School Systems Enhancement Project

The collaboration between a local public school system and the Center for Multicultural Mental Health Research (CMMHR) was initiated in Feb. 2002 in order to improve service delivery to students and families from racial and ethnic minorities. Drs. Alegria, Mulvaney-Day and Rappaport are the investigators of the project, a team of mental health services researcher with particular expertise in research with multicultural populations and service delivery in schools. The emphasis of this collaboration is on developing a participatory process with special education providers, teachers and school administrators that can generate concrete recommendations about optimizing service delivery. CMMHR brings resources in research processes in order to help the providers develop a greater understanding of the dynamics operating at a systems level. There are two small projects currently being conducted. In one school, the implementation of a school-based Teacher Assistance Team is being tracked using a case study approach and qualitative research techniques. In another school, the academic progress of non-English speaking students is being evaluated, and a small project to improve bilingual services in this school is in the planning stages. The focus for both of these small pilots is to understand more deeply the individual and system level factors influencing children from racial and ethnic minorities who are disproportionately placed in special education classrooms. Our goal is to develop sustainable school based interventions that can intercept the path leading from learning problems to behavioral problems to the possibility of more serious mental health problems in late adolescence and adulthood.

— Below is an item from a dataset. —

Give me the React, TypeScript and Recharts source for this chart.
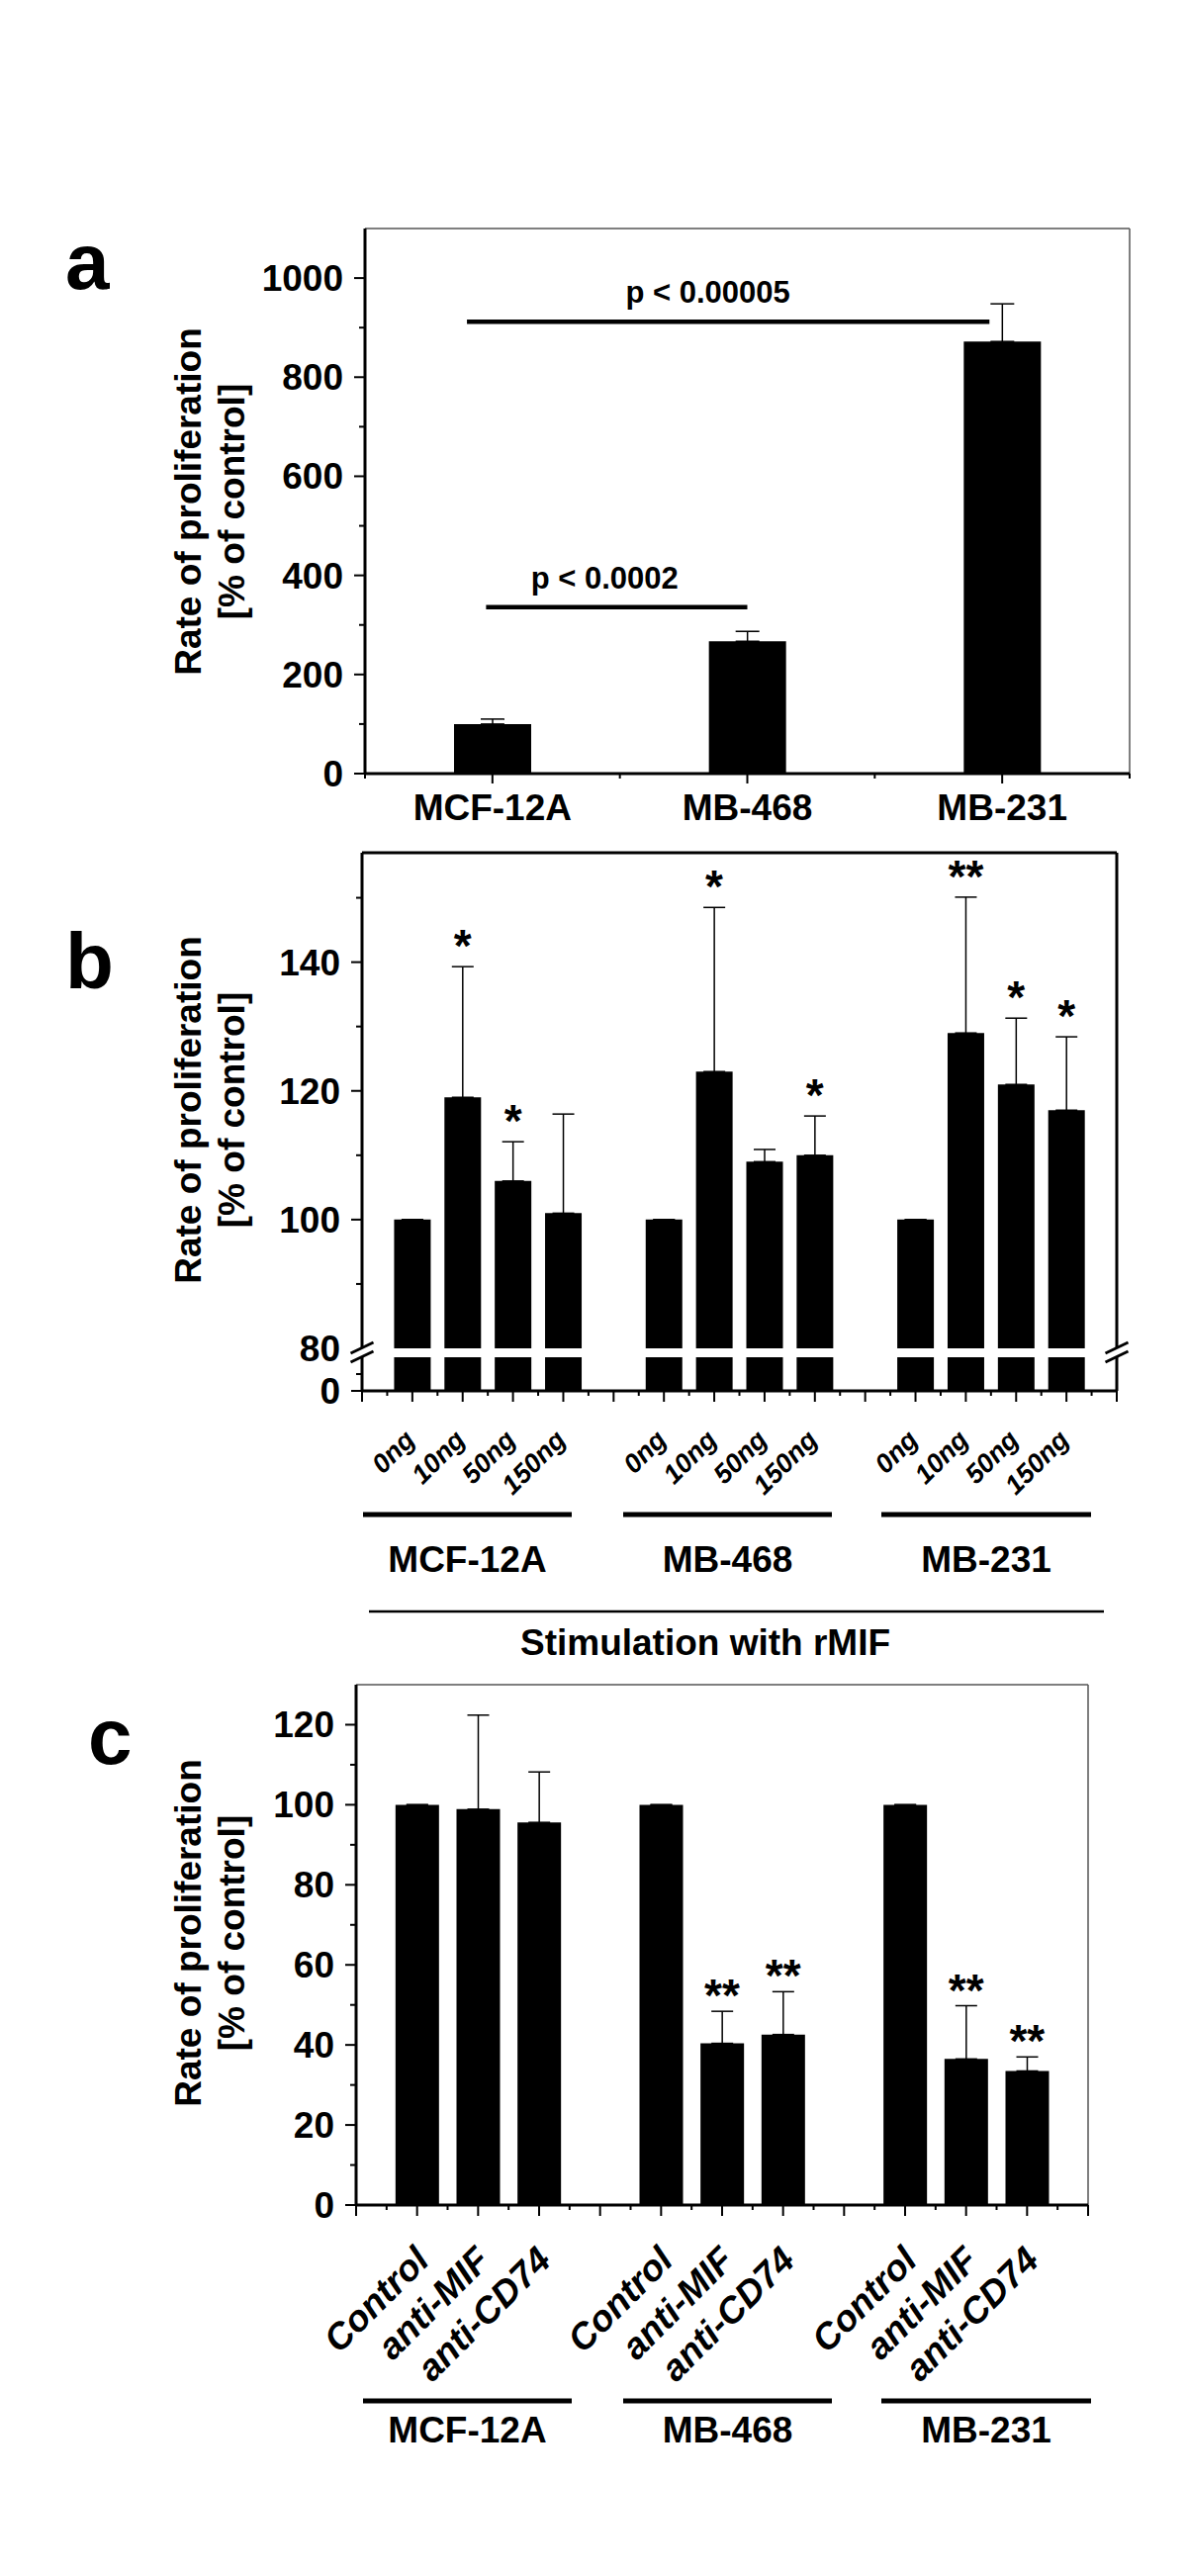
import React from 'react'
import { ComposedChart, Bar, ErrorBar, Scatter, XAxis, YAxis, ReferenceLine, ReferenceDot } from 'recharts'

const FONT = "'Liberation Sans', Arial, Helvetica, sans-serif"

// a: basal proliferation of the three cell lines
const cellLines = ['MCF-12A', 'MB-468', 'MB-231']
const basalRate = [100, 267, 872]
const basalErr = [10, 20, 76]
const pLabels = ['p < 0.0002', 'p < 0.00005']
const pLevels = [336, 912]

// b: stimulation with rMIF
const doses = ['0ng', '10ng', '50ng', '150ng']
const rmifMCF12A = [100, 119, 106, 101]
const rmifMB468 = [100, 123, 109, 110]
const rmifMB231 = [100, 129, 121, 117]
const rmifErrMCF12A = [0, 20.3, 6.1, 15.4]
const rmifErrMB468 = [0, 25.5, 1.9, 6.1]
const rmifErrMB231 = [0, 21.1, 10.3, 11.4]
const rmifStarsMCF12A = ['', '*', '*', '']
const rmifStarsMB468 = ['', '*', '', '*']
const rmifStarsMB231 = ['', '**', '*', '*']

// c: blocking antibodies
const treatments = ['Control', 'anti-MIF', 'anti-CD74']
const blockMCF12A = [100, 98.9, 95.6]
const blockMB468 = [100, 40.4, 42.6]
const blockMB231 = [100, 36.5, 33.5]
const blockErrMCF12A = [0, 23.5, 12.6]
const blockErrMB468 = [0, 8, 10.7]
const blockErrMB231 = [0, 13.3, 3.5]
const blockStarsMCF12A = ['', '', '']
const blockStarsMB468 = ['', '**', '**']
const blockStarsMB231 = ['', '**', '**']

const yTitle = ['Rate of proliferation', '[% of control]']

// layout (pixels / axis units), kept apart from the data
const W = 1200
const YW = 120
const P_SPANS = [[0.95, 3.0], [0.8, 4.9]]
const P_TEXT_X = [1.88, 2.69]
const GROUP_LINES = [[367, 578], [630, 841], [891, 1103]]

const steps = (from: number, to: number, step: number) =>
  Array.from({ length: Math.round((to - from) / step) + 1 }, (_, i) => +(from + i * step).toFixed(2))

type Row = { x: number; v: number; e: [number, number]; label: string; star: string }

const groupRows = (vals: number[][], errs: number[][], stars: string[][], labels: string[]): Row[] =>
  vals.flatMap((g, gi) =>
    g.map((v, i) => ({
      x: gi * (labels.length + 1) + i + 1,
      v,
      e: [0, errs[gi][i]] as [number, number],
      label: labels[i],
      star: stars[gi][i],
    }))
  )

const rowsA: Row[] = cellLines.map((c, i) => ({ x: 2 * i + 1, v: basalRate[i], e: [0, basalErr[i]], label: c, star: '' }))
const rowsB = groupRows(
  [rmifMCF12A, rmifMB468, rmifMB231],
  [rmifErrMCF12A, rmifErrMB468, rmifErrMB231],
  [rmifStarsMCF12A, rmifStarsMB468, rmifStarsMB231],
  doses
)
const rowsC = groupRows(
  [blockMCF12A, blockMB468, blockMB231],
  [blockErrMCF12A, blockErrMB468, blockErrMB231],
  [blockStarsMCF12A, blockStarsMB468, blockStarsMB231],
  treatments
)

const starPoints = (rows: Row[]) => rows.filter((r) => r.star).map((r) => ({ x: r.x, y: r.v + r.e[1], star: r.star }))

const txt = { fontFamily: FONT, fontWeight: 700, fill: '#000' } as const

const yTick = (labelled: number[], noLine: number[] = []) => (p: any) => {
  const { x, y, payload } = p
  const major = labelled.includes(payload.value)
  return (
    <g>
      {!noLine.includes(payload.value) && (
        <line x1={x} x2={x - (major ? 11 : 6)} y1={y} y2={y} stroke="#000" strokeWidth={2} />
      )}
      {major && (
        <text x={x - 22} y={y + 13} textAnchor="end" fontSize={37} {...txt}>
          {payload.value}
        </text>
      )}
    </g>
  )
}

const xTickFlat = (rows: Row[]) => (p: any) => {
  const { x, y, payload } = p
  const row = rows.find((r) => r.x === payload.value)
  return (
    <g>
      <line x1={x} x2={x} y1={y} y2={y + (row ? 10 : 5)} stroke="#000" strokeWidth={2} />
      {row && (
        <text x={x} y={y + 47} textAnchor="middle" fontSize={37} {...txt}>
          {row.label}
        </text>
      )}
    </g>
  )
}

const xTickSlant = (rows: Row[], size: number, dx: number, dy: number) => (p: any) => {
  const { x, y, payload } = p
  const v = payload.value
  const row = rows.find((r) => r.x === v)
  const tx = x + dx
  const ty = y + dy
  return (
    <g>
      <line x1={x} x2={x} y1={y} y2={y + (Number.isInteger(v) ? 11 : 5)} stroke="#000" strokeWidth={2} />
      {row && (
        <text x={tx} y={ty} transform={`rotate(-45 ${tx} ${ty})`} textAnchor="end" fontSize={size} fontStyle="italic" {...txt}>
          {row.label}
        </text>
      )}
    </g>
  )
}

const starShape = (drop: number) => (p: any) => (
  <text x={p.cx} y={p.cy + drop} textAnchor="middle" fontSize={46} {...txt}>
    {p.payload.star}
  </text>
)

const box = (top: number, height: number): React.CSSProperties => ({ position: 'absolute', left: 0, top, width: W, height })

function PanelA() {
  const left = 369
  const right = 1142
  return (
    <div style={box(180, 682)}>
      <ComposedChart width={W} height={682} data={rowsA} margin={{ top: 51, right: W - right, bottom: 0, left: left - YW }}>
        <XAxis type="number" dataKey="x" domain={[0, 6]} ticks={steps(0, 6, 1)} interval={0} height={80}
          tick={xTickFlat(rowsA)} tickLine={false} tickSize={0} tickMargin={0} axisLine={{ stroke: '#000', strokeWidth: 3 }} />
        <YAxis type="number" domain={[0, 1100]} ticks={steps(0, 1000, 100)} interval={0} width={YW}
          tick={yTick(steps(0, 1000, 200))} tickLine={false} tickSize={0} tickMargin={0} axisLine={{ stroke: '#000', strokeWidth: 3 }} />
        <ReferenceLine y={1100} stroke="#555" strokeWidth={1.5} />
        <ReferenceLine x={6} stroke="#555" strokeWidth={1.5} />
        <Bar dataKey="v" fill="#000" barSize={78} isAnimationActive={false}>
          <ErrorBar dataKey="e" width={12} stroke="#000" strokeWidth={1.5} />
        </Bar>
        {pLevels.map((lv, i) => (
          <ReferenceLine key={i} segment={[{ x: P_SPANS[i][0], y: lv }, { x: P_SPANS[i][1], y: lv }]} stroke="#000" strokeWidth={4.5} />
        ))}
        {pLevels.map((lv, i) => (
          <ReferenceDot key={`p${i}`} x={P_TEXT_X[i]} y={lv} r={1}
            shape={(p: any) => (
              <text x={p.cx} y={p.cy - 19} textAnchor="middle" fontSize={31} {...txt}>
                {pLabels[i]}
              </text>
            )} />
        ))}
      </ComposedChart>
    </div>
  )
}

function PanelB() {
  const left = 366
  const right = 1129
  const margin = { right: W - right, left: left - YW }
  return (
    <>
      <div style={box(820, 573)}>
        <ComposedChart width={W} height={573} data={rowsB} margin={{ ...margin, top: 42, bottom: 30 }}>
          <XAxis type="number" dataKey="x" domain={[0, 15]} hide />
          <YAxis type="number" domain={[80, 157]} allowDataOverflow ticks={steps(80, 150, 10)} interval={0} width={YW}
            tick={yTick([80, 100, 120, 140], [80])} tickLine={false} tickSize={0} tickMargin={0} axisLine={{ stroke: '#000', strokeWidth: 3 }} />
          <ReferenceLine y={157} stroke="#000" strokeWidth={3} />
          <ReferenceLine x={15} stroke="#000" strokeWidth={3} />
          <Bar dataKey="v" fill="#000" barSize={37} isAnimationActive={false}>
            <ErrorBar dataKey="e" width={11} stroke="#000" strokeWidth={1.5} />
          </Bar>
          <Scatter data={starPoints(rowsB)} dataKey="y" shape={starShape(-5)} isAnimationActive={false} />
        </ComposedChart>
      </div>
      <div style={box(1360, 246)}>
        <ComposedChart width={W} height={246} data={rowsB} margin={{ ...margin, top: 12, bottom: 0 }}>
          <XAxis type="number" dataKey="x" domain={[0, 15]} ticks={steps(0, 15, 0.5)} interval={0} height={200}
            tick={xTickSlant(rowsB, 27, 4, 51)} tickLine={false} tickSize={0} tickMargin={0} axisLine={{ stroke: '#000', strokeWidth: 3 }} />
          <YAxis type="number" domain={[0, 20]} allowDataOverflow ticks={[0, 10]} interval={0} width={YW}
            tick={yTick([0])} tickLine={false} tickSize={0} tickMargin={0} axisLine={{ stroke: '#000', strokeWidth: 3 }} />
          <ReferenceLine x={15} stroke="#000" strokeWidth={3} />
          <Bar dataKey="v" fill="#000" barSize={37} isAnimationActive={false} />
        </ComposedChart>
      </div>
    </>
  )
}

function PanelC() {
  const left = 360
  const right = 1100
  return (
    <div style={box(1650, 779)}>
      <ComposedChart width={W} height={779} data={rowsC} margin={{ top: 53, right: W - right, bottom: 0, left: left - YW }}>
        <XAxis type="number" dataKey="x" domain={[0, 12]} ticks={steps(0, 12, 0.5)} interval={0} height={200}
          tick={xTickSlant(rowsC, 37, 14, 58)} tickLine={false} tickSize={0} tickMargin={0} axisLine={{ stroke: '#000', strokeWidth: 3 }} />
        <YAxis type="number" domain={[0, 130]} ticks={steps(0, 120, 10)} interval={0} width={YW}
          tick={yTick(steps(0, 120, 20))} tickLine={false} tickSize={0} tickMargin={0} axisLine={{ stroke: '#000', strokeWidth: 3 }} />
        <ReferenceLine y={130} stroke="#555" strokeWidth={1.5} />
        <ReferenceLine x={12} stroke="#555" strokeWidth={1.5} />
        <Bar dataKey="v" fill="#000" barSize={44} isAnimationActive={false}>
          <ErrorBar dataKey="e" width={11} stroke="#000" strokeWidth={1.5} />
        </Bar>
        <Scatter data={starPoints(rowsC)} dataKey="y" shape={starShape(0)} isAnimationActive={false} />
      </ComposedChart>
    </div>
  )
}

function Overlay() {
  const titleCenters = [507, 1122, 1954]
  const breaks = [366, 1129].flatMap((x) => [1362.5, 1371.5].map((y) => ({ x, y })))
  const groups = (lineY: number, nameY: number) =>
    GROUP_LINES.map(([a, b], i) => (
      <g key={i}>
        <line x1={a} x2={b} y1={lineY} y2={lineY} stroke="#000" strokeWidth={5} />
        <text x={(a + b) / 2} y={nameY} textAnchor="middle" fontSize={37} {...txt}>
          {cellLines[i]}
        </text>
      </g>
    ))
  return (
    <svg width={W} height={2604} style={{ position: 'absolute', left: 0, top: 0, pointerEvents: 'none' }}>
      <text x={66} y={292} fontSize={80} {...txt}>a</text>
      <text x={66} y={999} fontSize={80} {...txt}>b</text>
      <text x={89} y={1783} fontSize={80} {...txt}>c</text>
      {titleCenters.map((cy, k) =>
        yTitle.map((t, i) => (
          <text key={`${k}-${i}`} transform={`translate(${i ? 247 : 203} ${cy}) rotate(-90)`} textAnchor="middle" fontSize={37} {...txt}>
            {t}
          </text>
        ))
      )}
      {breaks.map((b, i) => (
        <line key={i} x1={b.x - 11.5} y1={b.y + 5.5} x2={b.x + 11.5} y2={b.y - 5.5} stroke="#000" strokeWidth={3} />
      ))}
      {groups(1531, 1589)}
      <line x1={373} x2={1116} y1={1629} y2={1629} stroke="#000" strokeWidth={2.5} />
      <text x={713} y={1673} textAnchor="middle" fontSize={37} {...txt}>Stimulation with rMIF</text>
      {groups(2427, 2469)}
    </svg>
  )
}

export default function App() {
  return (
    <div style={{ position: 'relative', width: W, height: 2604, background: '#fff', fontFamily: FONT }}>
      <style>{'body{margin:0}'}</style>
      <PanelA />
      <PanelB />
      <PanelC />
      <Overlay />
    </div>
  )
}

The Right Question Project Pilot Study (RQP)

A pilot study was begun in January 2004 at the Center for Multicultural Mental Health Research (CMMHR) to adapt the RQP education strategy to a mental health setting and to test the effectiveness of three 20 minute health education modules. RQP is an education strategy developed by The Right Question Project, Inc. (RQP), a non-profit organization that works primarily with low- and moderate-income communities with a history of disengagement from education, health care, and other social services.

The RQP methodology teaches clients to identify important issues, formulate questions, and devise plans to communicate and act in effective ways that address factors impacting their health. The RQP strategy is designed to build a permanent skill that clients can apply in health care as well as in other contexts that involve self-advocacy (i.e., getting better child care). Thus far, implementation of the Right Question Project has shown that clients of any education or literacy level can easily participate and benefit from the three-step approach. The focus of the module is to help patients learn how to formulate and ask questions of their health care providers, in order to improve the quality of their care. The adaptation and modification of RQP materials has been a collaborative effort involving the Co-Directors of RQP. Inc., Dan Rothstein and Luz Santana, Dr. Margarita Alegria, Director of CMMHR, and members of the CMMHR staff. The pilot study uses a quasi-experimental design with two groups of 100 patients from two matched clinics that serve primarily Latino patients. Participants in the treatment group receive the training modules and are interviewed about their experience in mental health care. Participants in the comparison group will be interviewed about their experience in care without receiving the RQP training. The two groups will be compared across a number of different outcomes related to patient empowerment, activation and retention in care in order to evaluate the effectiveness of the intervention.